The Masking Test Fixture
What made this bug especially interesting was that the existing integration tests did not catch it. Why?
The test suite included an autouse fixture that globally registered a psycopg2 adapter to convert dict objects to JSON:
# This fixture was HIDING the bug
@pytest.fixture(autouse=True)
def _register_dict_adapter_for_psycopg2():
"""Align test DB adapter behavior with dict payloads used in task update flow."""
register_adapter(dict, Json)
With this fixture active, psycopg2 could silently accept a raw dict — so the tests passed even though the production code path would fail. The fixture was essentially a workaround that masked the real serialization contract violation.
The Fix
The code fix itself was a single line:
# Before
document.data_source_info = data_source_info
# After
document.data_source_info = json.dumps(data_source_info)

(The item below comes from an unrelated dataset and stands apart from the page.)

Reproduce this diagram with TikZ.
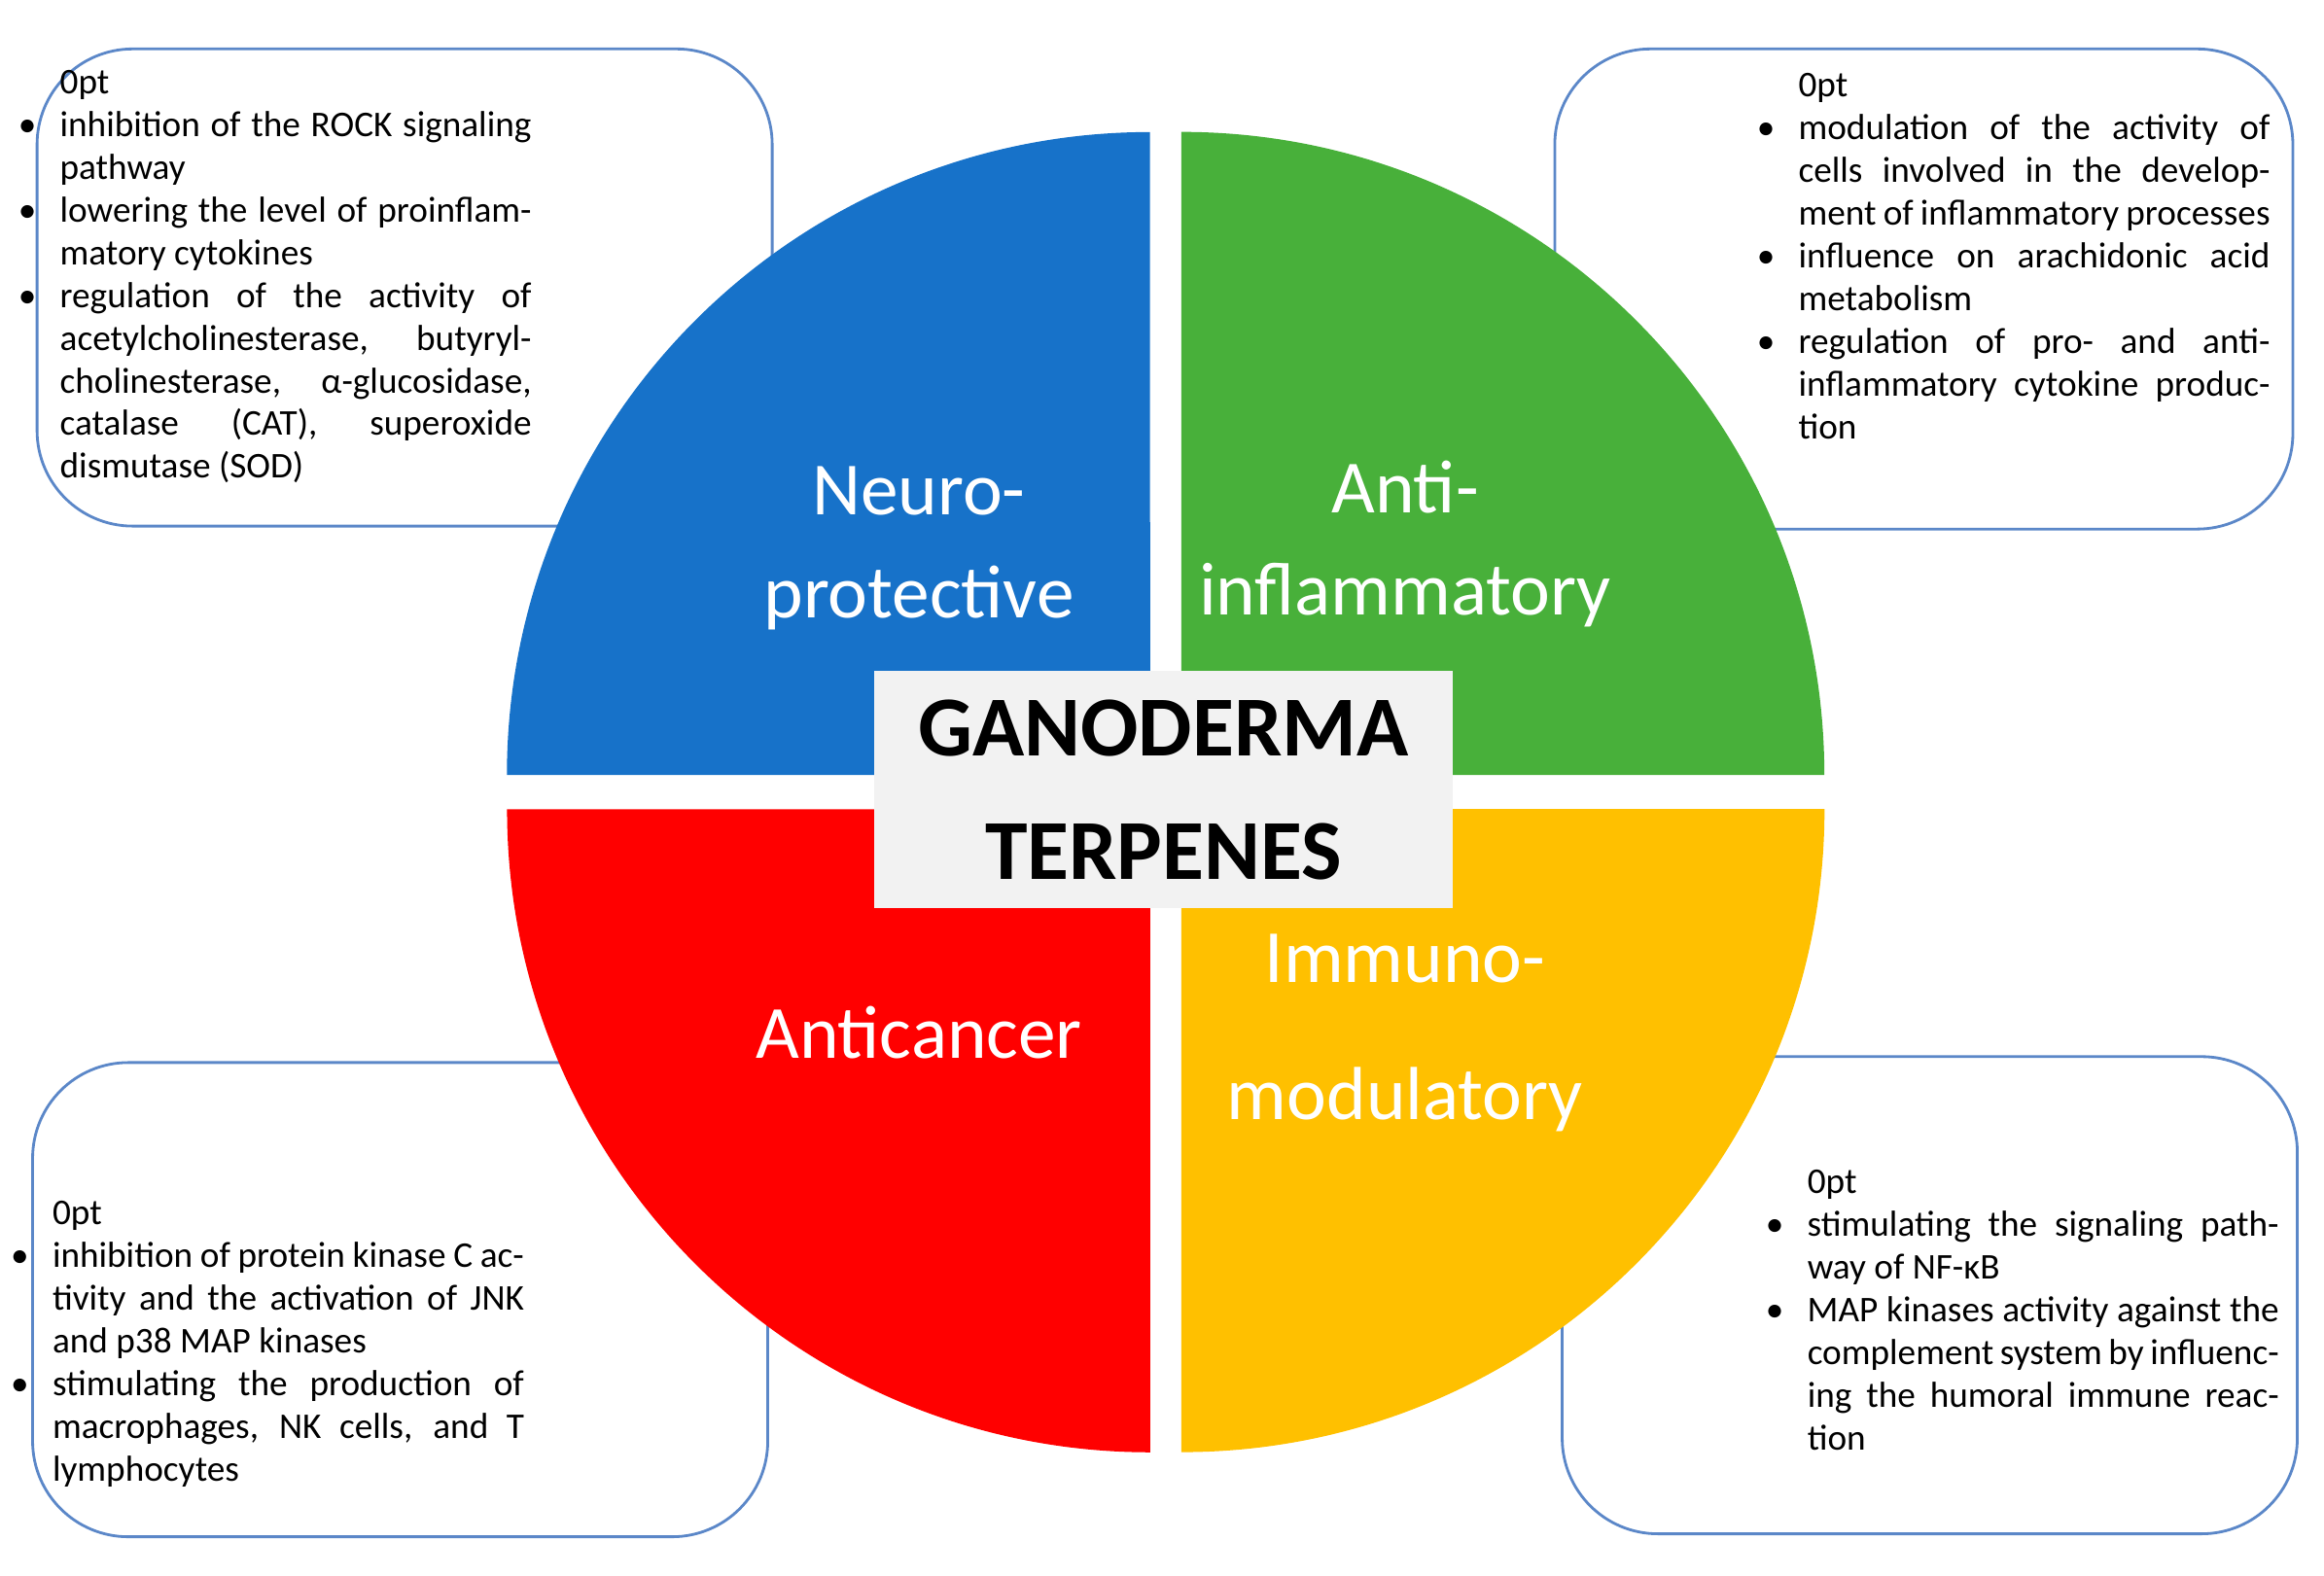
\documentclass[tikz,border=0pt]{standalone}
\usepackage{fontspec}
\setmainfont{Carlito}
\definecolor{qblue}{RGB}{23,114,201}
\definecolor{qgreen}{RGB}{72,176,58}
\definecolor{qred}{RGB}{255,0,0}
\definecolor{qyellow}{RGB}{255,192,0}
\definecolor{frameblue}{RGB}{91,135,200}
\definecolor{boxgray}{RGB}{242,242,242}
\newcommand{\itm}[1]{\par\noindent\hskip-1.15em\makebox[1.15em][l]{\textbullet}#1}
\tikzset{
  panel/.style={draw=frameblue, line width=0.8pt, rounded corners=28pt},
  list/.style={text width=4.85cm, align=justify, inner sep=0pt,
    font=\fontsize{10.6}{12.5}\selectfont\hyphenpenalty=10000\exhyphenpenalty=10000\leftskip=1.15em},
  quad/.style={text=white, align=center, font=\fontsize{22}{30}\selectfont}
}
\begin{document}
\begin{tikzpicture}[x=0.01524cm, y=-0.01524cm]
\useasboundingbox (0,0) rectangle (1568,1063);
% frames behind the disc
\draw[panel] (25,33) rectangle (521,355);
\draw[panel] (1049,33) rectangle (1547,357);
\draw[panel] (22,717) rectangle (518,1037);
\draw[panel] (1054,713) rectangle (1550,1035);
% quarters
\fill[qblue] (776,523) -- (342,523) arc[start angle=180, end angle=90, radius=6.614cm] -- cycle;
\fill[qgreen] (797,523) -- (797,89) arc[start angle=90, end angle=0, radius=6.614cm] -- cycle;
\fill[qred] (776,546) -- (776,980) arc[start angle=270, end angle=180, radius=6.614cm] -- cycle;
\fill[qyellow] (797,546) -- (1231,546) arc[start angle=0, end angle=-90, radius=6.614cm] -- cycle;
\node[quad] (neuro) at (620,370) {Neuro-\\protective};
\node[quad] (anti) at (948,367) {Anti-\\inflammatory};
\node[quad] (cancer) at (620,697) {Anticancer};
\node[quad, font=\fontsize{22}{40}\selectfont] (immuno) at (948,697) {Immuno-\\modulatory};
\node[fill=boxgray, minimum width=390*0.01524cm, minimum height=160*0.01524cm, align=center,
  font=\fontsize{25}{36}\selectfont\bfseries] (center) at (785,533) {GANODERMA\\TERPENES};
% lists
\node[list, anchor=north west] (neurotxt) at (40,47) {%
\itm{inhibition of the ROCK signaling pathway}
\itm{lowering the level of proinflammatory cytokines}
\itm{regulation of the activity of acetylcholinesterase, butyrylcholinesterase, α-glucosidase, catalase (CAT), superoxide dismutase (SOD)}};
\node[list, anchor=north west] (antitxt) at (1213,49) {%
\itm{modulation of the activity of cells involved in the development of inflammatory processes}
\itm{influence on arachidonic acid metabolism}
\itm{regulation of pro- and anti-inflammatory cytokine production}};
\node[list, anchor=north west] (cancertxt) at (35,810) {%
\itm{inhibition of protein kinase C activity and the activation of JNK and p38 MAP kinases}
\itm{stimulating the production of macrophages, NK cells, and T lymphocytes}};
\node[list, anchor=north west] (immunotxt) at (1219,789) {%
\itm{stimulating the signaling pathway of NF-κB}
\itm{MAP kinases activity against the complement system by influencing the humoral immune reaction}};
\end{tikzpicture}
\end{document}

This is consistent with every other data_source_info write in the entire Dify codebase. The regression was simply a missed serialization call during refactoring.
Test Changes
Beyond the one-line fix, I made two important test changes:
1. Removed the masking fixture
I deleted the _register_dict_adapter_for_psycopg2 autouse fixture from the integration tests. This ensures that if a similar regression is introduced in the future, the tests will catch it immediately rather than silently adapting around it.
2. Added a regression unit test
I added TestDataSourceInfoSerialization with a test that exercises the full sync flow and explicitly asserts that data_source_info is a JSON string, not a dict:
def test_data_source_info_serialized_as_json_string(self, ...):
"""data_source_info must be serialized with json.dumps before DB write."""
# ... setup mocks for the full sync flow ...
document_indexing_sync_task(dataset_id, document_id)
# Assert: must be a JSON string, not a dict
assert isinstance(mock_document.data_source_info, str)
parsed = json.loads(mock_document.data_source_info)
assert parsed["last_edited_time"] == "2024-02-01T00:00:00Z"
Validation
# Lint and format checks
ruff check
ruff format --check
# Unit tests (4/4 passed)
pytest api/tests/unit_tests/tasks/test_document_indexing_sync_task.py -v
Review and Merge
The PR was reviewed and approved by @crazywoola, a Dify core maintainer, and merged on March 1, 2026. The patch scope was intentionally small — one functional line, one removed fixture, one added test — to minimize review burden and merge risk.
Lessons Learned
- Test fixtures can hide bugs. An
autousefixture that globally adapts types may keep tests green while production code is broken. Be suspicious of any fixture that modifies runtime adapter behavior. - Serialization boundaries deserve explicit tests. When data crosses from Python objects to database columns, the serialization format should be asserted directly, not just the data content.
- Refactoring regressions are predictable. When code is restructured (like splitting DB sessions), serialization and type-conversion calls at data boundaries are the most likely casualties. These deserve targeted review attention during refactors.
- Silent failures are expensive. This bug produced no user-facing error — the sync just silently did nothing. Adding observability (logging, metrics) around task completion would help surface these failures faster.
Impact
- Users affected: all self-hosted Dify v1.13.0 users with Notion knowledge bases.
- Severity: data sync was completely broken, not degraded.
- Fix scope: minimal and surgical — one line of code, zero risk of side effects.
- Testing improvement: removed a masking fixture and added a direct regression test, making the codebase more honest.
Takeaway
The best open-source contributions often come from following a production error to its root cause, then fixing not just the code but also the testing gap that allowed it to ship. This PR is a good example: a one-line fix paired with a testing cleanup that makes the project more robust going forward.